Your task is to gather the lines below that hold the string "this".

# # # # #

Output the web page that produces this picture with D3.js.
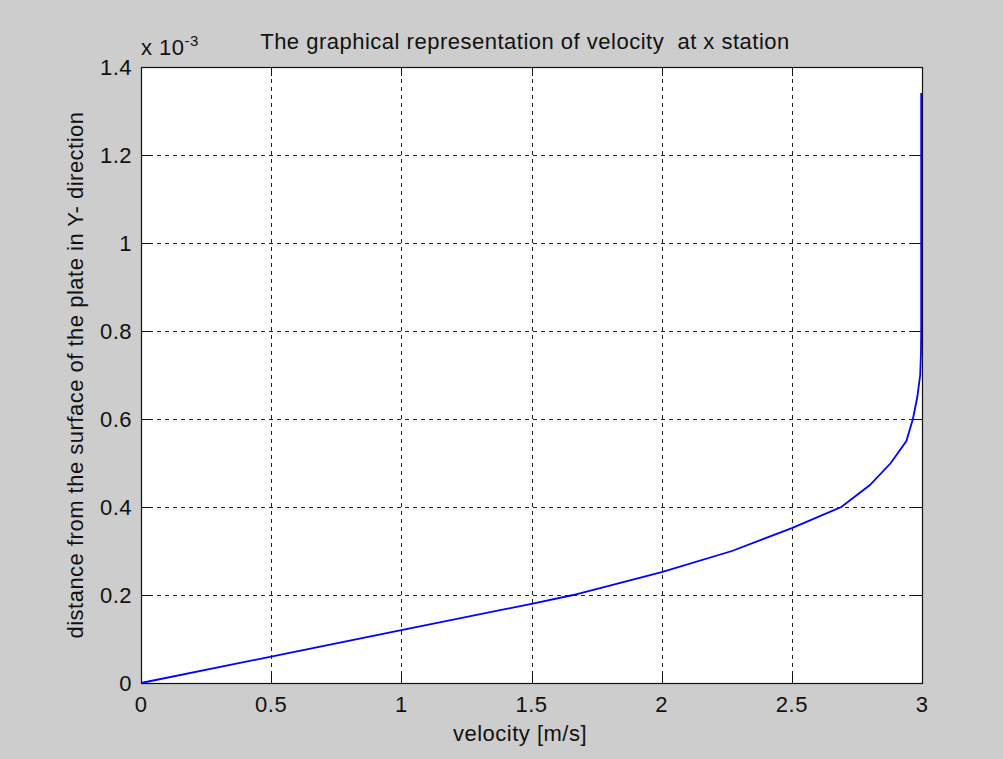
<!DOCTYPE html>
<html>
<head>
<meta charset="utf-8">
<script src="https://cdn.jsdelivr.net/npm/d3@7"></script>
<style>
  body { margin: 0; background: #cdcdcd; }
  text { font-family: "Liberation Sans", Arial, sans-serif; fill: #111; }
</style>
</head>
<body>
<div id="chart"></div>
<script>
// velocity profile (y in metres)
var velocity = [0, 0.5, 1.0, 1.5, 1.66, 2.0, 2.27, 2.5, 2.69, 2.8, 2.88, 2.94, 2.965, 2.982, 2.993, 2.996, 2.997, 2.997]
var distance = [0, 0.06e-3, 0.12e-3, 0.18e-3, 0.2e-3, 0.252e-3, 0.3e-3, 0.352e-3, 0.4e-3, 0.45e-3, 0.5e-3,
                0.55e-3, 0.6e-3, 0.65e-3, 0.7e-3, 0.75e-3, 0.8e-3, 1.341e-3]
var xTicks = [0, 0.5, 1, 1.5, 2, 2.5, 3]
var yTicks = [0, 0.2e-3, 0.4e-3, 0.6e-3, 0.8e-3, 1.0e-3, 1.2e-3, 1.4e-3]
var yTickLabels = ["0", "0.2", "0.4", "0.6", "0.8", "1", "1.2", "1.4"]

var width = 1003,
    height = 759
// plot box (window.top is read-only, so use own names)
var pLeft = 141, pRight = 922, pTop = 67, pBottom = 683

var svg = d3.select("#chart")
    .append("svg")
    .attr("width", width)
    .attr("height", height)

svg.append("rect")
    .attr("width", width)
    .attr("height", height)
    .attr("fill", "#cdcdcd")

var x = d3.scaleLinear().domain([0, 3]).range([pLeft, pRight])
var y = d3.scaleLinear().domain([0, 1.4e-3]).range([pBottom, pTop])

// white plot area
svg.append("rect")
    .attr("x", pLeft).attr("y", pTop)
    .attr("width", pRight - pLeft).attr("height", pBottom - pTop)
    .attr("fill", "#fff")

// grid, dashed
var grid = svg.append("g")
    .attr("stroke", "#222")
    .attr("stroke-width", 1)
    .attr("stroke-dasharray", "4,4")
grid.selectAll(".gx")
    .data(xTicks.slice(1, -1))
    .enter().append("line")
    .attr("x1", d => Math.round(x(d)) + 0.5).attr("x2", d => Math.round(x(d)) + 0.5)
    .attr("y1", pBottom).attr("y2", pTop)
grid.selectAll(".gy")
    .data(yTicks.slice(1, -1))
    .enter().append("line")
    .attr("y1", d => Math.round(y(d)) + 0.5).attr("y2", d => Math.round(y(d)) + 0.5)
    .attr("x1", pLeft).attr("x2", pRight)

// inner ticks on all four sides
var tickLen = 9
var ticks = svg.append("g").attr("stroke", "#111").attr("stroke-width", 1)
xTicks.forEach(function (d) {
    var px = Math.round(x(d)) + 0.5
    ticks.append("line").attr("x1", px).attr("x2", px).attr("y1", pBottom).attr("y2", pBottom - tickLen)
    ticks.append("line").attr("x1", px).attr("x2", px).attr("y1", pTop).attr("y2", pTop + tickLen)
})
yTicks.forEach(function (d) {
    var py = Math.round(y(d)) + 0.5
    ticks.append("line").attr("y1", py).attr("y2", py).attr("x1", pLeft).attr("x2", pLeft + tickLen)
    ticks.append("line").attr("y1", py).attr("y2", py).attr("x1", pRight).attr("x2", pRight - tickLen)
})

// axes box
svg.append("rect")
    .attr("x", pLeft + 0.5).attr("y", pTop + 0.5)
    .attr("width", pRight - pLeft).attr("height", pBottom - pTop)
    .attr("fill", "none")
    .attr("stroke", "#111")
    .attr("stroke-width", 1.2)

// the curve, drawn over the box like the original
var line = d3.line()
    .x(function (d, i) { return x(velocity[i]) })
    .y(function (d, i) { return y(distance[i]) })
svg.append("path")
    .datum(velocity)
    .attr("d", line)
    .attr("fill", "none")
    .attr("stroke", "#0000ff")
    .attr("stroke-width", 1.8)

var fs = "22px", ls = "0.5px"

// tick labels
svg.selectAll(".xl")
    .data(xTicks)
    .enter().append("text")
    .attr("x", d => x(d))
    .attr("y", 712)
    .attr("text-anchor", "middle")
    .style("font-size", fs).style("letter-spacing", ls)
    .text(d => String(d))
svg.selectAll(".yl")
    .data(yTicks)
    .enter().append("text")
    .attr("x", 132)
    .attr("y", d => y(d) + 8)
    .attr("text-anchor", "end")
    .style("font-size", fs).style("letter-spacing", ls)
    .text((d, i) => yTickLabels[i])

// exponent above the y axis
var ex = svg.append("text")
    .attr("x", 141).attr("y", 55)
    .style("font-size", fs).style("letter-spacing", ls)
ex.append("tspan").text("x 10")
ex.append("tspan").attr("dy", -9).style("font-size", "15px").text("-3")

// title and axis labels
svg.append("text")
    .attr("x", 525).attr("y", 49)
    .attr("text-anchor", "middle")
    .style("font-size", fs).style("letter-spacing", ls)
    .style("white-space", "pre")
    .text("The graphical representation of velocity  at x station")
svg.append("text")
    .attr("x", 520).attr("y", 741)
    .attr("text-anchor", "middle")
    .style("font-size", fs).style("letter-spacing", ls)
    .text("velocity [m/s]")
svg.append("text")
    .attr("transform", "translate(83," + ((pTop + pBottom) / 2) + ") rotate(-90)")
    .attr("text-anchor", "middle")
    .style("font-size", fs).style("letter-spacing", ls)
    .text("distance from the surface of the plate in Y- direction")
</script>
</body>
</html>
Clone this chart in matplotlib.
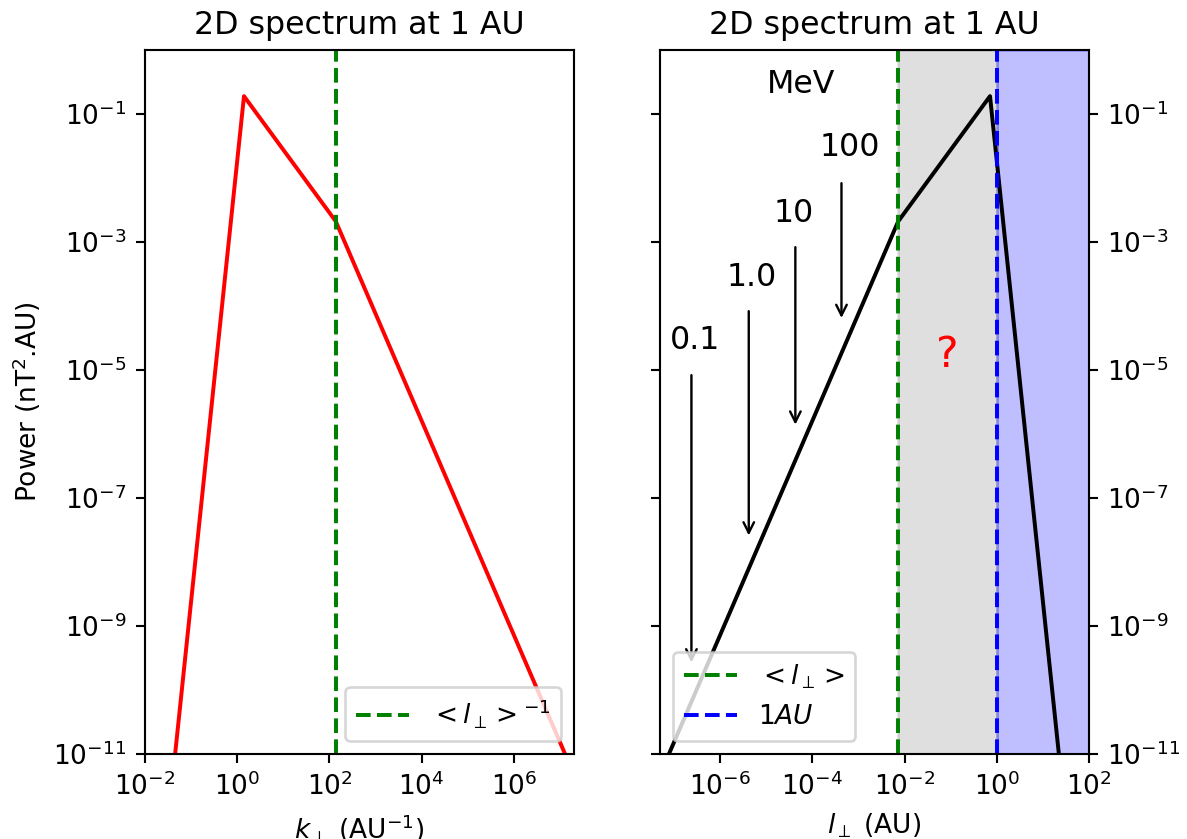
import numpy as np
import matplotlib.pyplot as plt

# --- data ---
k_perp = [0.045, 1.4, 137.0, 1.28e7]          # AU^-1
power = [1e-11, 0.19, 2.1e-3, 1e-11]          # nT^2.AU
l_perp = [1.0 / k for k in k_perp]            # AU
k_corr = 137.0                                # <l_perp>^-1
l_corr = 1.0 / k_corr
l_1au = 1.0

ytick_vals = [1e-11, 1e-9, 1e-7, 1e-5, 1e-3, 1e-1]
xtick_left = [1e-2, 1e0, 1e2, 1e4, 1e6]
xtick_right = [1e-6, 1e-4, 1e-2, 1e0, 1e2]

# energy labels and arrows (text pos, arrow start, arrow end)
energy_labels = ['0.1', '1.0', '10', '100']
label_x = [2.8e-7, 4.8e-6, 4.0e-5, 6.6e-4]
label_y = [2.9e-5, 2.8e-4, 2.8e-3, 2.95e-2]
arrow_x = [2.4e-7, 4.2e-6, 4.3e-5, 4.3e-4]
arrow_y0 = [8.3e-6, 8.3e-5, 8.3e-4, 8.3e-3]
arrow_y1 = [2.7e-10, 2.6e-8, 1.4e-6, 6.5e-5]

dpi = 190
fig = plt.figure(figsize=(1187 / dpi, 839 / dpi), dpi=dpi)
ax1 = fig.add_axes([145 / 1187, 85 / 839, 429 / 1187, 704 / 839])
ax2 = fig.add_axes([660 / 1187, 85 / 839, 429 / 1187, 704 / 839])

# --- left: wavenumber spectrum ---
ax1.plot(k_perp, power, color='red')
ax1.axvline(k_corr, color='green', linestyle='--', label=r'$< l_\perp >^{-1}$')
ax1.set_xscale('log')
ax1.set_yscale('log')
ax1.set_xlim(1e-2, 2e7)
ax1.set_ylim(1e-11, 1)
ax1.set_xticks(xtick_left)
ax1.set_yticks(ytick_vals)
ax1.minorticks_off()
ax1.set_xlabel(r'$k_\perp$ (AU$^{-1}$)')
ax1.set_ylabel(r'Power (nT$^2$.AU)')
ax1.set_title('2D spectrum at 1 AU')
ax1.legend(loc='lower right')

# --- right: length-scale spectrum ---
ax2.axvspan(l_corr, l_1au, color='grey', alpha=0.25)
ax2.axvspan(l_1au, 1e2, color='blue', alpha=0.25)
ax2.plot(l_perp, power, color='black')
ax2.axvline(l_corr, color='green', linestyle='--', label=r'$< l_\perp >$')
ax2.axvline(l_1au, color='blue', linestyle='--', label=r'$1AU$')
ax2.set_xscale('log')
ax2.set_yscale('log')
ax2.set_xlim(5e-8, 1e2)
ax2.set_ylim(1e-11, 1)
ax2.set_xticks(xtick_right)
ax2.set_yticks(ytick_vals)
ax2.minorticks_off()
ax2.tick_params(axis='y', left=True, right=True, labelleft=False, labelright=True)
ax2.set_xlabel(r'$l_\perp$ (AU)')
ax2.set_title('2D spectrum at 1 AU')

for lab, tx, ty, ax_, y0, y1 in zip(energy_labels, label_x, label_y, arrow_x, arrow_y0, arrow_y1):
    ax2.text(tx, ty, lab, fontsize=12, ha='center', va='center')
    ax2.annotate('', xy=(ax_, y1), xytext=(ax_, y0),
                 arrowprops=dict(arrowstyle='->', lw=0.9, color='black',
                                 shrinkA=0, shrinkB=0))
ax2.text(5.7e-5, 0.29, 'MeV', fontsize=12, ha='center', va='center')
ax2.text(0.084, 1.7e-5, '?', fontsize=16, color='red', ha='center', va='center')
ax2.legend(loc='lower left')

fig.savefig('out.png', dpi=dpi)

# # # # #

» RESULT OF THE EXERCISE:
Output the web page that produces this picture with D3.js.
Clone this chart in matplotlib.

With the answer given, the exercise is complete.